What to produce>
Pictures in the data below are not part of the copy; transcribe everything else exactly.

Provided data>
++++++++++++++++++++

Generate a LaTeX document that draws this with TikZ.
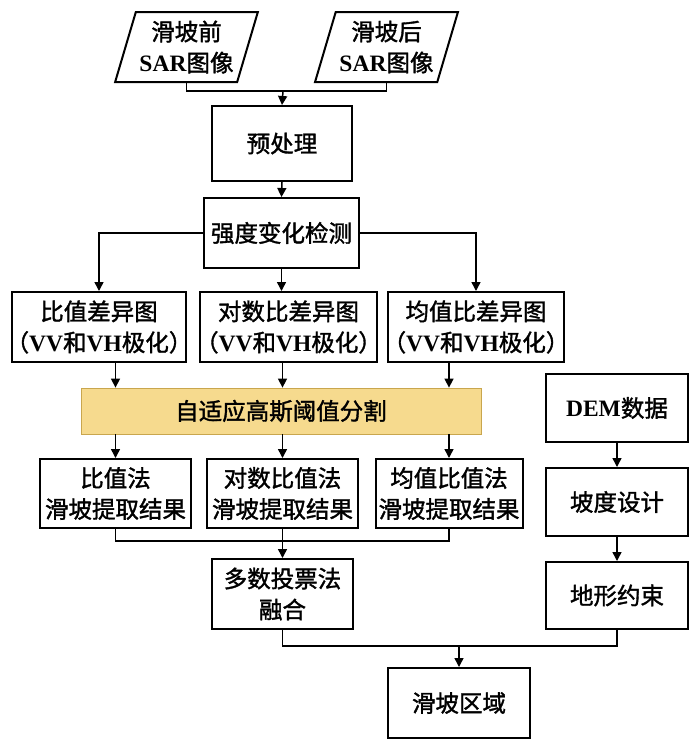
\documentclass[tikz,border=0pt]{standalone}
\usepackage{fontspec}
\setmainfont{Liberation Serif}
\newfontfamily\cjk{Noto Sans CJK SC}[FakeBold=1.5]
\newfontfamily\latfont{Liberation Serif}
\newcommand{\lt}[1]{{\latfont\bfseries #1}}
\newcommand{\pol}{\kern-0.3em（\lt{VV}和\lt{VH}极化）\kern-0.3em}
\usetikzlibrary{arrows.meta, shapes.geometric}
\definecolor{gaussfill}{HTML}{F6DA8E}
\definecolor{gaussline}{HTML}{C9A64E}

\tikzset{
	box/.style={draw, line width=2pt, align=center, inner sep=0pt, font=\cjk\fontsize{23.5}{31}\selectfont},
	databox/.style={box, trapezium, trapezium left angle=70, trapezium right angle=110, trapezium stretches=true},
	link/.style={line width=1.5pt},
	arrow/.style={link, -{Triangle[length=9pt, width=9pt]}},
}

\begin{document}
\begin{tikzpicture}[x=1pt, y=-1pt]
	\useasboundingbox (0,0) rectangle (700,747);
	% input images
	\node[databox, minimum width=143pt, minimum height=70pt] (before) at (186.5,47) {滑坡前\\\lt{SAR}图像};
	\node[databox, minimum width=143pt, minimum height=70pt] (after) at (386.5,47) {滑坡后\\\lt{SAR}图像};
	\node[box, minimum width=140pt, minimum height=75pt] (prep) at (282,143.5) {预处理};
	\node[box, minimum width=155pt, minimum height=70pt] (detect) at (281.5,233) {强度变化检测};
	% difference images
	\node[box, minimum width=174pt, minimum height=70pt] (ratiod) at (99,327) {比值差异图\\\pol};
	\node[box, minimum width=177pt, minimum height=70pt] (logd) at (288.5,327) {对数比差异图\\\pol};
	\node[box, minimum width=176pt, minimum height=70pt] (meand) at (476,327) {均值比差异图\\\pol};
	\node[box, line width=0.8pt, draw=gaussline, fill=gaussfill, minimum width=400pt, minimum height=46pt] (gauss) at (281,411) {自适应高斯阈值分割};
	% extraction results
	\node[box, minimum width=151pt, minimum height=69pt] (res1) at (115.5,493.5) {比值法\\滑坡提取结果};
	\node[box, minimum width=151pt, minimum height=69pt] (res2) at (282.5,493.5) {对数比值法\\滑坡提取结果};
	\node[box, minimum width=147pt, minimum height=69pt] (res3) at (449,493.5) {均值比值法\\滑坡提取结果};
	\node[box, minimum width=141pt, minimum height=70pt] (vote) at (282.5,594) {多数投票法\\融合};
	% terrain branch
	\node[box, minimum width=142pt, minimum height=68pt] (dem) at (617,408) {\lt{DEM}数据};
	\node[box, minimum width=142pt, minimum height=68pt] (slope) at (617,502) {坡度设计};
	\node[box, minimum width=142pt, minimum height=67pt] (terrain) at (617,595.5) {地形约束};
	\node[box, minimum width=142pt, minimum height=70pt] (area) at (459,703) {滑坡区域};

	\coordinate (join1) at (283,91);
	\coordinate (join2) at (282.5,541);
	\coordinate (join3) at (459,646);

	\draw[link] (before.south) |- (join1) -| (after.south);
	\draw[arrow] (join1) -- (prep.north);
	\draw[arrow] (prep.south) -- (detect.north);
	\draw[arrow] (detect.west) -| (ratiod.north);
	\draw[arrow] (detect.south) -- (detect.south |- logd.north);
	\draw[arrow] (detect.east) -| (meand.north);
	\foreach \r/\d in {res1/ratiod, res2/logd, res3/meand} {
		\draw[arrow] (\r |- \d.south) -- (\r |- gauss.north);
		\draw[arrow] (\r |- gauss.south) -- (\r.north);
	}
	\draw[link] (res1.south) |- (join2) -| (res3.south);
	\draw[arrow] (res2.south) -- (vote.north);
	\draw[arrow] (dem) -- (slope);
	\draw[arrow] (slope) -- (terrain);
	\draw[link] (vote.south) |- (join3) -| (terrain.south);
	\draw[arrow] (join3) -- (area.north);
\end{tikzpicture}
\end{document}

++++++++++++++++++++

Result of the exercise>
Generate a LaTeX document that draws this with TikZ.
\documentclass[tikz,border=0pt]{standalone}
\usepackage{fontspec}
\setmainfont{Liberation Serif}
\newfontfamily\cjk{Noto Sans CJK SC}[FakeBold=1.5]
\newfontfamily\latfont{Liberation Serif}
\newcommand{\lt}[1]{{\latfont\bfseries #1}}
\newcommand{\pol}{\kern-0.3em（\lt{VV}和\lt{VH}极化）\kern-0.3em}
\usetikzlibrary{arrows.meta, shapes.geometric}
\definecolor{gaussfill}{HTML}{F6DA8E}
\definecolor{gaussline}{HTML}{C9A64E}

\tikzset{
	box/.style={draw, line width=2pt, align=center, inner sep=0pt, font=\cjk\fontsize{23.5}{31}\selectfont},
	databox/.style={box, trapezium, trapezium left angle=70, trapezium right angle=110, trapezium stretches=true},
	link/.style={line width=1.5pt},
	arrow/.style={link, -{Triangle[length=9pt, width=9pt]}},
}

\begin{document}
\begin{tikzpicture}[x=1pt, y=-1pt]
	\useasboundingbox (0,0) rectangle (700,747);
	% input images
	\node[databox, minimum width=143pt, minimum height=70pt] (before) at (186.5,47) {滑坡前\\\lt{SAR}图像};
	\node[databox, minimum width=143pt, minimum height=70pt] (after) at (386.5,47) {滑坡后\\\lt{SAR}图像};
	\node[box, minimum width=140pt, minimum height=75pt] (prep) at (282,143.5) {预处理};
	\node[box, minimum width=155pt, minimum height=70pt] (detect) at (281.5,233) {强度变化检测};
	% difference images
	\node[box, minimum width=174pt, minimum height=70pt] (ratiod) at (99,327) {比值差异图\\\pol};
	\node[box, minimum width=177pt, minimum height=70pt] (logd) at (288.5,327) {对数比差异图\\\pol};
	\node[box, minimum width=176pt, minimum height=70pt] (meand) at (476,327) {均值比差异图\\\pol};
	\node[box, line width=0.8pt, draw=gaussline, fill=gaussfill, minimum width=400pt, minimum height=46pt] (gauss) at (281,411) {自适应高斯阈值分割};
	% extraction results
	\node[box, minimum width=151pt, minimum height=69pt] (res1) at (115.5,493.5) {比值法\\滑坡提取结果};
	\node[box, minimum width=151pt, minimum height=69pt] (res2) at (282.5,493.5) {对数比值法\\滑坡提取结果};
	\node[box, minimum width=147pt, minimum height=69pt] (res3) at (449,493.5) {均值比值法\\滑坡提取结果};
	\node[box, minimum width=141pt, minimum height=70pt] (vote) at (282.5,594) {多数投票法\\融合};
	% terrain branch
	\node[box, minimum width=142pt, minimum height=68pt] (dem) at (617,408) {\lt{DEM}数据};
	\node[box, minimum width=142pt, minimum height=68pt] (slope) at (617,502) {坡度设计};
	\node[box, minimum width=142pt, minimum height=67pt] (terrain) at (617,595.5) {地形约束};
	\node[box, minimum width=142pt, minimum height=70pt] (area) at (459,703) {滑坡区域};

	\coordinate (join1) at (283,91);
	\coordinate (join2) at (282.5,541);
	\coordinate (join3) at (459,646);

	\draw[link] (before.south) |- (join1) -| (after.south);
	\draw[arrow] (join1) -- (prep.north);
	\draw[arrow] (prep.south) -- (detect.north);
	\draw[arrow] (detect.west) -| (ratiod.north);
	\draw[arrow] (detect.south) -- (detect.south |- logd.north);
	\draw[arrow] (detect.east) -| (meand.north);
	\foreach \r/\d in {res1/ratiod, res2/logd, res3/meand} {
		\draw[arrow] (\r |- \d.south) -- (\r |- gauss.north);
		\draw[arrow] (\r |- gauss.south) -- (\r.north);
	}
	\draw[link] (res1.south) |- (join2) -| (res3.south);
	\draw[arrow] (res2.south) -- (vote.north);
	\draw[arrow] (dem) -- (slope);
	\draw[arrow] (slope) -- (terrain);
	\draw[link] (vote.south) |- (join3) -| (terrain.south);
	\draw[arrow] (join3) -- (area.north);
\end{tikzpicture}
\end{document}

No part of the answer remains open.